On what first glance appeared to be an average teenager’s bedroom set up in the Vanderburgh County Prosecutor’s Office Thursday, a closer look revealed what would be any parent’s worst nightmare.

70 signs of drug abuse were littered throughout the display; some obvious, some innocuous. The goal is not to scare, but to educate, which is why the VCPO invited Addiction is Real, or AIR, to show the “Hidden in Plain Sight” exhibit.

“Obviously we’ve had an opioid problem in our community, which has moved into a heroin problem, and we’re seeing these people overdose, we’re seeing people become addicted,” said Vanderburgh County Prosecutor Nick Hermann. “And you have started to see, you know, younger children, you know, particularly middle school, and high school, getting involved in these types of drugs.”

Many of those who help with AIR do so because they wish someone had shown them the signs that are sometimes hard to see.

“You just don’t think that little baby of yours grew up to be this sneaky and will lie, and the one thing my son told me was, you know, I’m an addict mom, I lie,” Pam Greenberg said.
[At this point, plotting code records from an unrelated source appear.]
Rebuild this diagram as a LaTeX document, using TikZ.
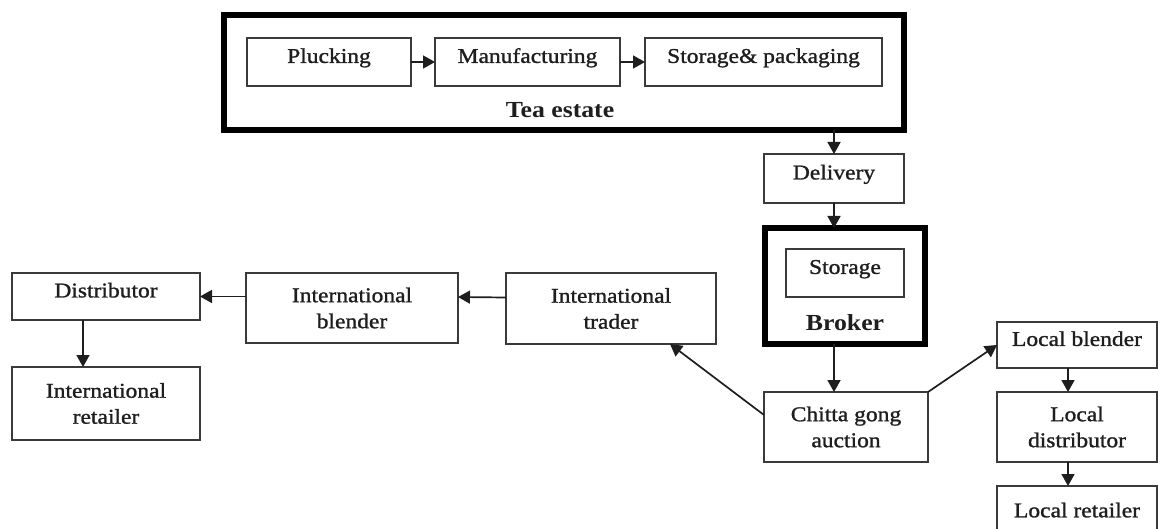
\documentclass[tikz,border=0pt]{standalone}
\usepackage{fontspec}
\setmainfont{Liberation Serif}[FakeStretch=1.12,UprightFeatures={FakeBold=1.2}]
\usetikzlibrary{arrows.meta,fit}
\definecolor{ink}{HTML}{1E1E1E}
\definecolor{edge}{HTML}{3A3A3A}
\begin{document}
\begin{tikzpicture}[x=1pt,y=-1pt,
  every node/.style={inner sep=0pt,outer sep=0pt,text=ink,font=\fontsize{21}{26}\selectfont},
  box/.style={draw=edge,line width=2pt,fill=white,align=center},
  onebox/.style={box,text height=0.68em,text depth=0.5em},
  frame/.style={draw=black,line width=6pt},
  heading/.style={font=\fontsize{23}{28}\selectfont\bfseries},
  flow/.style={draw=ink,line width=1.7pt,-{Triangle[length=12pt,width=13pt]}}]
\useasboundingbox (0,0) rectangle (1158,529);
\clip (0,0) rectangle (1158,529);

% tea estate
\node[frame,fit={(223.5,15.5)(903.5,130.5)}] (estate) {};
\node[onebox,minimum width=164pt,minimum height=48pt] (pluck) at (329,62) {Plucking};
\node[onebox,minimum width=185pt,minimum height=48pt] (manuf) at (527.5,62) {Manufacturing};
\node[onebox,minimum width=237pt,minimum height=48pt] (stpack) at (763.5,62) {Storage\& packaging};
\node[heading] (estatelbl) at (560,110) {Tea estate};

% delivery and broker
\node[onebox,minimum width=140pt,minimum height=49pt] (delivery) at (834,178.5) {Delivery};
\node[frame,fit={(765,228)(925,344)}] (broker) {};
\node[onebox,minimum width=118pt,minimum height=48pt] (storage) at (845,273) {Storage};
\node[heading] (brokerlbl) at (845,323) {Broker};

% auction
\node[box,minimum width=164pt,minimum height=70pt] (auction) at (846,427) {Chitta gong\\auction};

% international chain
\node[box,minimum width=210pt,minimum height=71pt] (trader) at (611,308.5) {International\\trader};
\node[box,minimum width=212pt,minimum height=70pt] (iblender) at (352,308) {International\\blender};
\node[onebox,minimum width=188pt,minimum height=47pt] (distributor) at (106,296.5) {Distributor};
\node[box,minimum width=188pt,minimum height=73pt] (iretailer) at (106,403.5) {International\\retailer};

% local chain
\node[onebox,minimum width=160pt,minimum height=46pt] (lblender) at (1077,345) {Local blender};
\node[box,minimum width=160pt,minimum height=70pt] (ldistributor) at (1077,427) {Local\\distributor};
\node[box,minimum width=160pt,minimum height=56pt,anchor=north,text height=0.68em] (lretailer) at (1077,486) {Local retailer};

% connectors
\draw[flow] (pluck.east) -- (manuf.west);
\draw[flow] (manuf.east) -- (stpack.west);
\draw[flow] (delivery.north |- estate.south) -- (delivery.north);
\draw[flow] (delivery.south) -- (delivery.south |- broker.north);
\draw[flow] (delivery.south |- broker.south) -- (delivery.south |- auction.north);
\draw[flow] ([yshift=12pt]auction.west) -- ([xshift=59pt]trader.south);
\draw[flow] ([yshift=11pt]trader.west) -- ([yshift=11pt]iblender.east);
\draw[flow] (distributor.east -| iblender.west) -- (distributor.east);
\draw[flow] ([xshift=-23pt]distributor.south) -- ([xshift=-23pt]iretailer.north);
\draw[flow] (auction.north east) -- (lblender.west);
\draw[flow] ([xshift=-9pt]lblender.south) -- ([xshift=-9pt]ldistributor.north);
\draw[flow] ([xshift=-9pt]ldistributor.south) -- ([xshift=-9pt]lretailer.north);
\end{tikzpicture}
\end{document}
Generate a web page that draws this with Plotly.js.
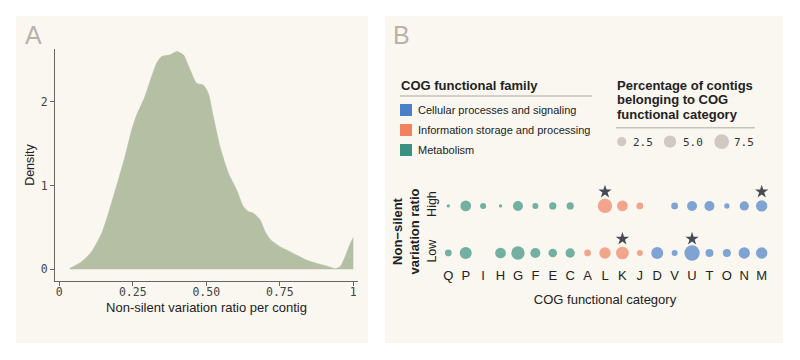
<!DOCTYPE html>
<html><head><meta charset="utf-8">
<script src="https://cdn.plot.ly/plotly-3.0.1.min.js"></script>
<style>html,body{margin:0;padding:0;background:#fff}#chart{width:800px;height:360px}</style>
</head><body><div id="chart"></div>
<script>
// ---- Panel A: density of non-silent variation ratio ----
const densityX = [0.036,0.076,0.110,0.144,0.167,0.201,0.223,0.246,0.263,0.291,0.314,0.331,0.348,0.377,0.399,0.422,0.445,0.467,0.490,0.507,0.524,0.547,0.575,0.603,0.626,0.643,0.660,0.683,0.700,0.717,0.751,0.785,0.807,0.841,0.876,0.910,0.938,0.955,0.972,0.990,1.0];
const densityY = [0.012,0.091,0.21,0.43,0.67,1.07,1.34,1.66,1.84,2.06,2.30,2.46,2.54,2.56,2.60,2.56,2.38,2.22,2.20,2.10,1.82,1.46,1.15,0.95,0.75,0.69,0.67,0.59,0.45,0.36,0.27,0.21,0.17,0.11,0.07,0.04,0.01,0.03,0.15,0.31,0.38];
const densityTickVals = [0,0.25,0.5,0.75,1];
const densityTickText = ['0','0.25','0.50','0.75','1'];
const densityYTicks = [0,1,2];

// ---- Panel B: COG categories ----
const categories = ['Q','P','I','H','G','F','E','C','A','L','K','J','D','V','U','T','O','N','M'];
const categoryFamily = ['Metabolism','Metabolism','Metabolism','Metabolism','Metabolism','Metabolism','Metabolism','Metabolism',
  'Information storage and processing','Information storage and processing','Information storage and processing','Information storage and processing',
  'Cellular processes and signaling','Cellular processes and signaling','Cellular processes and signaling','Cellular processes and signaling',
  'Cellular processes and signaling','Cellular processes and signaling','Cellular processes and signaling'];
const highPct = [0.1,3.6,0.8,0.1,3.0,0.8,1.3,1.3,null,7.1,3.6,1.1,null,1.1,3.0,3.0,0.5,2.5,4.1];
const lowPct  = [1.1,4.7,null,3.6,6.0,3.0,2.1,2.5,1.1,4.1,5.4,0.8,4.7,0.8,8.3,1.7,1.7,4.1,4.1];
const starsHigh = ['L','M'];
const starsLow = ['K','U'];
const rowLabels = ['Low','High'];
const familyNames = ['Cellular processes and signaling','Information storage and processing','Metabolism'];
const familyColors = ['#4a80c8','#f0825f','#3a917f'];
const sizeLegendValues = [2.5,5.0,7.5];
const sizeLegendLabels = ['2.5','5.0','7.5'];
const sizeLegendTitle = ['Percentage of contigs','belonging to COG','functional category'];

const SANS = 'Liberation Sans, Arial, sans-serif';
const MONO = 'DejaVu Sans Mono, monospace';
const sizeOf = v => 1.9 + 4.66*Math.sqrt(v);

const traces = [];
traces.push({
  type:'scatter', mode:'lines', x:densityX, y:densityY, xaxis:'x', yaxis:'y',
  fill:'tozeroy', fillcolor:'#b5bfa4', line:{color:'#b5bfa4', width:0.5, shape:'spline', smoothing:0.6},
  hoverinfo:'skip'
});

familyNames.forEach((fam, fi) => {
  const xs = [], ys = [], ss = [];
  categories.forEach((c, i) => {
    if (categoryFamily[i] !== fam) return;
    if (highPct[i] != null) { xs.push(c); ys.push(1); ss.push(sizeOf(highPct[i])); }
    if (lowPct[i] != null) { xs.push(c); ys.push(0); ss.push(sizeOf(lowPct[i])); }
  });
  traces.push({type:'scatter', mode:'markers', x:xs, y:ys, xaxis:'x2', yaxis:'y2',
    marker:{color:familyColors[fi], size:ss, line:{width:0}}, name:fam});
});
traces.push({type:'scatter', mode:'markers', xaxis:'x2', yaxis:'y2',
  x:starsHigh.concat(starsLow), y:starsHigh.map(()=>1.3).concat(starsLow.map(()=>0.3)),
  marker:{symbol:'star', size:10, color:'#454a55', line:{width:0}}});

// legend marks drawn on a pixel-space overlay axis
traces.push({type:'scatter', mode:'markers', xaxis:'x3', yaxis:'y3',
  x:[406,406,406], y:[110,130,150], marker:{symbol:'square', size:12, color:familyColors, line:{width:0}}});
traces.push({type:'scatter', mode:'markers', xaxis:'x3', yaxis:'y3',
  x:[621.7,670,721.7], y:[141.7,141.7,141.7], marker:{size:sizeLegendValues.map(sizeOf), color:'#bdb4ac', line:{width:0}}});

const annotations = [
  {text:'A', x:23, y:35, xanchor:'left', yanchor:'middle', font:{family:SANS, size:25, color:'#bab1a9'}},
  {text:'B', x:391, y:35, xanchor:'left', yanchor:'middle', font:{family:SANS, size:25, color:'#bab1a9'}},
  {text:'<b>COG functional family</b>', x:399, y:85, xanchor:'left', yanchor:'middle', font:{family:SANS, size:13, color:'#222'}},
];
sizeLegendTitle.forEach((t,i)=>annotations.push({text:'<b>'+t+'</b>', x:615, y:85+14.5*i, xanchor:'left', yanchor:'middle', font:{family:SANS, size:13, color:'#222'}}));
familyNames.forEach((f,i)=>annotations.push({text:f, x:416, y:110+20*i, xanchor:'left', yanchor:'middle', font:{family:SANS, size:11, color:'#222'}}));
sizeLegendLabels.forEach((l,i)=>annotations.push({text:l, x:[631,681,732][i], y:142, xanchor:'left', yanchor:'middle', font:{family:MONO, size:11, color:'#333'}}));
annotations.forEach(a=>{a.xref='x3'; a.yref='y3'; a.showarrow=false;});

const layout = {
  width:800, height:360, margin:{l:0,r:0,t:0,b:0},
  paper_bgcolor:'#ffffff', plot_bgcolor:'rgba(0,0,0,0)', showlegend:false,
  shapes:[
    {type:'rect', xref:'paper', yref:'paper', x0:16/800, x1:368/800, y0:1-343/360, y1:1-16/360, fillcolor:'#faf7f1', line:{width:0}, layer:'below'},
    {type:'rect', xref:'paper', yref:'paper', x0:385/800, x1:783/800, y0:1-343/360, y1:1-16/360, fillcolor:'#faf7f1', line:{width:0}, layer:'below'},
    {type:'line', xref:'x3', yref:'y3', x0:400, x1:592, y0:96, y1:96, line:{color:'#c9c2bb', width:1.5}},
    {type:'line', xref:'x3', yref:'y3', x0:616, x1:755, y0:127.7, y1:127.7, line:{color:'#c9c2bb', width:1.5}}
  ],
  annotations:annotations,
  xaxis:{anchor:'y', domain:[55/800,358/800], range:[-0.0146,1.016], showgrid:false, zeroline:false,
    showline:true, linecolor:'#666', linewidth:1, ticks:'outside', ticklen:4, tickcolor:'#666', ticklabelstandoff:-4,
    tickvals:densityTickVals, ticktext:densityTickText, tickfont:{family:MONO, size:11.5, color:'#444'},
    title:{text:'Non-silent variation ratio per contig', font:{family:SANS, size:13, color:'#222'}, standoff:5}},
  yaxis:{anchor:'x', domain:[1-281/360,1-49/360], range:[-0.1396,2.629], showgrid:false, zeroline:false,
    showline:true, linecolor:'#666', linewidth:1, ticks:'outside', ticklen:4, tickcolor:'#666',
    tickvals:densityYTicks, ticktext:densityYTicks.map(String), tickfont:{family:MONO, size:11.5, color:'#444'},
    title:{text:'Density', font:{family:SANS, size:12.5, color:'#222'}, standoff:3}},
  xaxis2:{anchor:'y2', domain:[439.6/800,770.4/800], type:'category', categoryorder:'array', categoryarray:categories,
    range:[-0.5,18.5], showgrid:false, zeroline:false, showline:false, ticks:'', ticklabelstandoff:-12,
    tickfont:{family:SANS, size:13, color:'#222'},
    title:{text:'COG functional category', font:{family:SANS, size:13, color:'#222'}, standoff:12}},
  yaxis2:{anchor:'x2', domain:[1-278/360,1-185/360], range:[-0.531,1.444], showgrid:false, zeroline:false, showline:false, ticks:'',
    tickvals:[0,1], ticktext:rowLabels, tickangle:-90, tickfont:{family:SANS, size:12.5, color:'#222'},
    title:{text:'<b>Non−silent<br>variation ratio</b>', font:{family:SANS, size:13, color:'#222'}, standoff:2}},
  xaxis3:{anchor:'y3', domain:[0,1], range:[0,800], visible:false, fixedrange:true},
  yaxis3:{anchor:'x3', domain:[0,1], range:[360,0], visible:false, fixedrange:true}
};
Plotly.newPlot('chart', traces, layout, {staticPlot:true, displayModeBar:false});
</script></body></html>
Her son Justin Greenberg was a straight A student, and an athlete. In college, Justin fell into drug abuse. Much of “Hidden in Plain Sight” display was based off his room.

“My son unfortunately, after being in rehab for a full year, a month after he was out of a rehab, he passed away. It just got a hold of him, and he couldn’t let go,” Greenberg said. “If I could stop this for one family, one mother, that’s why I do this.”

Whether it’s the salt used to separate the alcohol in hand sanitizer, the dryer sheet masking the smell of marijuana smoke, or the screw driver that helped hide heroin under the light switch, something seemingly innocent can be anything but.

According to AIR, that sentiment may not be something people, specifically parents, want to hear, but need to.